(Objective): Extract each line of the material that follows exactly and omit its pictures.

(Given information):

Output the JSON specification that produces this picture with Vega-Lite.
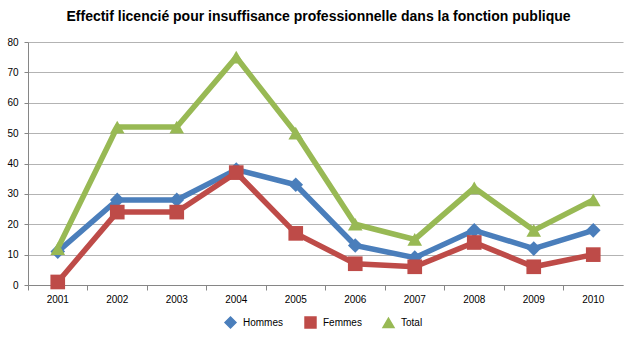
{
  "$schema": "https://vega.github.io/schema/vega-lite/v6.json",
  "autosize": {"type": "none"},
  "width": 595,
  "height": 243,
  "padding": {"left": 28, "top": 42, "right": 15, "bottom": 56},
  "background": "white",
  "title": {
    "text": "Effectif licencié pour insuffisance professionnelle dans la fonction publique",
    "font": "Liberation Sans",
    "fontSize": 14,
    "fontWeight": "bold",
    "color": "#000000",
    "anchor": "middle",
    "dx": -7,
    "offset": 13
  },
  "config": {
    "view": {"stroke": null},
    "axis": {"labelFont": "Liberation Sans", "labelFontSize": 10, "labelColor": "#000000", "domainColor": "#868686", "tickColor": "#868686", "gridColor": "#b3b3b3", "title": null},
    "legend": {"labelFont": "Liberation Sans", "labelFontSize": 10, "labelColor": "#000000", "orient": "none", "legendX": 196, "legendY": 274, "direction": "horizontal", "title": null, "symbolSize": 120, "columnPadding": 18, "labelOffset": 6}
  },
  "data": {
    "values": [
      {"annee": "2001", "serie": "Hommes", "valeur": 11},
      {"annee": "2002", "serie": "Hommes", "valeur": 28},
      {"annee": "2003", "serie": "Hommes", "valeur": 28},
      {"annee": "2004", "serie": "Hommes", "valeur": 38},
      {"annee": "2005", "serie": "Hommes", "valeur": 33},
      {"annee": "2006", "serie": "Hommes", "valeur": 13},
      {"annee": "2007", "serie": "Hommes", "valeur": 9},
      {"annee": "2008", "serie": "Hommes", "valeur": 18},
      {"annee": "2009", "serie": "Hommes", "valeur": 12},
      {"annee": "2010", "serie": "Hommes", "valeur": 18},
      {"annee": "2001", "serie": "Femmes", "valeur": 1},
      {"annee": "2002", "serie": "Femmes", "valeur": 24},
      {"annee": "2003", "serie": "Femmes", "valeur": 24},
      {"annee": "2004", "serie": "Femmes", "valeur": 37},
      {"annee": "2005", "serie": "Femmes", "valeur": 17},
      {"annee": "2006", "serie": "Femmes", "valeur": 7},
      {"annee": "2007", "serie": "Femmes", "valeur": 6},
      {"annee": "2008", "serie": "Femmes", "valeur": 14},
      {"annee": "2009", "serie": "Femmes", "valeur": 6},
      {"annee": "2010", "serie": "Femmes", "valeur": 10},
      {"annee": "2001", "serie": "Total", "valeur": 12},
      {"annee": "2002", "serie": "Total", "valeur": 52},
      {"annee": "2003", "serie": "Total", "valeur": 52},
      {"annee": "2004", "serie": "Total", "valeur": 75},
      {"annee": "2005", "serie": "Total", "valeur": 50},
      {"annee": "2006", "serie": "Total", "valeur": 20},
      {"annee": "2007", "serie": "Total", "valeur": 15},
      {"annee": "2008", "serie": "Total", "valeur": 32},
      {"annee": "2009", "serie": "Total", "valeur": 18},
      {"annee": "2010", "serie": "Total", "valeur": 28}
    ]
  },
  "encoding": {
    "x": {
      "field": "annee", "type": "ordinal", "bandPosition": 0.5,
      "scale": {"type": "band", "paddingInner": 0, "paddingOuter": 0},
      "axis": {"labelAngle": 0, "bandPosition": 0, "grid": false, "tickSize": 5, "labelPadding": 4, "domainColor": "#868686"}
    },
    "y": {
      "field": "valeur", "type": "quantitative",
      "scale": {"domain": [0, 80]},
      "axis": {"values": [0, 10, 20, 30, 40, 50, 60, 70, 80], "tickSize": 4, "labelPadding": 6, "gridWidth": 1}
    },
    "color": {
      "field": "serie", "type": "nominal", "sort": ["Hommes", "Femmes", "Total"],
      "scale": {"domain": ["Hommes", "Femmes", "Total"], "range": ["#4a7ebb", "#be4b48", "#98b954"]}
    }
  },
  "layer": [
    {
      "mark": {"type": "line", "strokeWidth": 5.5},
      "encoding": {
        "order": {"field": "serie", "sort": "ascending"}
      }
    },
    {
      "mark": {"type": "point", "filled": true, "opacity": 1, "size": 215},
      "encoding": {
        "shape": {
          "field": "serie", "type": "nominal", "sort": ["Hommes", "Femmes", "Total"],
          "scale": {"domain": ["Hommes", "Femmes", "Total"], "range": ["diamond", "square", "triangle-up"]}
        }
      }
    }
  ]
}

(Solution for this exercise):
Output the JSON specification that produces this picture with Vega-Lite.
{
  "$schema": "https://vega.github.io/schema/vega-lite/v6.json",
  "autosize": {"type": "none"},
  "width": 595,
  "height": 243,
  "padding": {"left": 28, "top": 42, "right": 15, "bottom": 56},
  "background": "white",
  "title": {
    "text": "Effectif licencié pour insuffisance professionnelle dans la fonction publique",
    "font": "Liberation Sans",
    "fontSize": 14,
    "fontWeight": "bold",
    "color": "#000000",
    "anchor": "middle",
    "dx": -7,
    "offset": 13
  },
  "config": {
    "view": {"stroke": null},
    "axis": {"labelFont": "Liberation Sans", "labelFontSize": 10, "labelColor": "#000000", "domainColor": "#868686", "tickColor": "#868686", "gridColor": "#b3b3b3", "title": null},
    "legend": {"labelFont": "Liberation Sans", "labelFontSize": 10, "labelColor": "#000000", "orient": "none", "legendX": 196, "legendY": 274, "direction": "horizontal", "title": null, "symbolSize": 120, "columnPadding": 18, "labelOffset": 6}
  },
  "data": {
    "values": [
      {"annee": "2001", "serie": "Hommes", "valeur": 11},
      {"annee": "2002", "serie": "Hommes", "valeur": 28},
      {"annee": "2003", "serie": "Hommes", "valeur": 28},
      {"annee": "2004", "serie": "Hommes", "valeur": 38},
      {"annee": "2005", "serie": "Hommes", "valeur": 33},
      {"annee": "2006", "serie": "Hommes", "valeur": 13},
      {"annee": "2007", "serie": "Hommes", "valeur": 9},
      {"annee": "2008", "serie": "Hommes", "valeur": 18},
      {"annee": "2009", "serie": "Hommes", "valeur": 12},
      {"annee": "2010", "serie": "Hommes", "valeur": 18},
      {"annee": "2001", "serie": "Femmes", "valeur": 1},
      {"annee": "2002", "serie": "Femmes", "valeur": 24},
      {"annee": "2003", "serie": "Femmes", "valeur": 24},
      {"annee": "2004", "serie": "Femmes", "valeur": 37},
      {"annee": "2005", "serie": "Femmes", "valeur": 17},
      {"annee": "2006", "serie": "Femmes", "valeur": 7},
      {"annee": "2007", "serie": "Femmes", "valeur": 6},
      {"annee": "2008", "serie": "Femmes", "valeur": 14},
      {"annee": "2009", "serie": "Femmes", "valeur": 6},
      {"annee": "2010", "serie": "Femmes", "valeur": 10},
      {"annee": "2001", "serie": "Total", "valeur": 12},
      {"annee": "2002", "serie": "Total", "valeur": 52},
      {"annee": "2003", "serie": "Total", "valeur": 52},
      {"annee": "2004", "serie": "Total", "valeur": 75},
      {"annee": "2005", "serie": "Total", "valeur": 50},
      {"annee": "2006", "serie": "Total", "valeur": 20},
      {"annee": "2007", "serie": "Total", "valeur": 15},
      {"annee": "2008", "serie": "Total", "valeur": 32},
      {"annee": "2009", "serie": "Total", "valeur": 18},
      {"annee": "2010", "serie": "Total", "valeur": 28}
    ]
  },
  "encoding": {
    "x": {
      "field": "annee", "type": "ordinal", "bandPosition": 0.5,
      "scale": {"type": "band", "paddingInner": 0, "paddingOuter": 0},
      "axis": {"labelAngle": 0, "bandPosition": 0, "grid": false, "tickSize": 5, "labelPadding": 4, "domainColor": "#868686"}
    },
    "y": {
      "field": "valeur", "type": "quantitative",
      "scale": {"domain": [0, 80]},
      "axis": {"values": [0, 10, 20, 30, 40, 50, 60, 70, 80], "tickSize": 4, "labelPadding": 6, "gridWidth": 1}
    },
    "color": {
      "field": "serie", "type": "nominal", "sort": ["Hommes", "Femmes", "Total"],
      "scale": {"domain": ["Hommes", "Femmes", "Total"], "range": ["#4a7ebb", "#be4b48", "#98b954"]}
    }
  },
  "layer": [
    {
      "mark": {"type": "line", "strokeWidth": 5.5},
      "encoding": {
        "order": {"field": "serie", "sort": "ascending"}
      }
    },
    {
      "mark": {"type": "point", "filled": true, "opacity": 1, "size": 215},
      "encoding": {
        "shape": {
          "field": "serie", "type": "nominal", "sort": ["Hommes", "Femmes", "Total"],
          "scale": {"domain": ["Hommes", "Femmes", "Total"], "range": ["diamond", "square", "triangle-up"]}
        }
      }
    }
  ]
}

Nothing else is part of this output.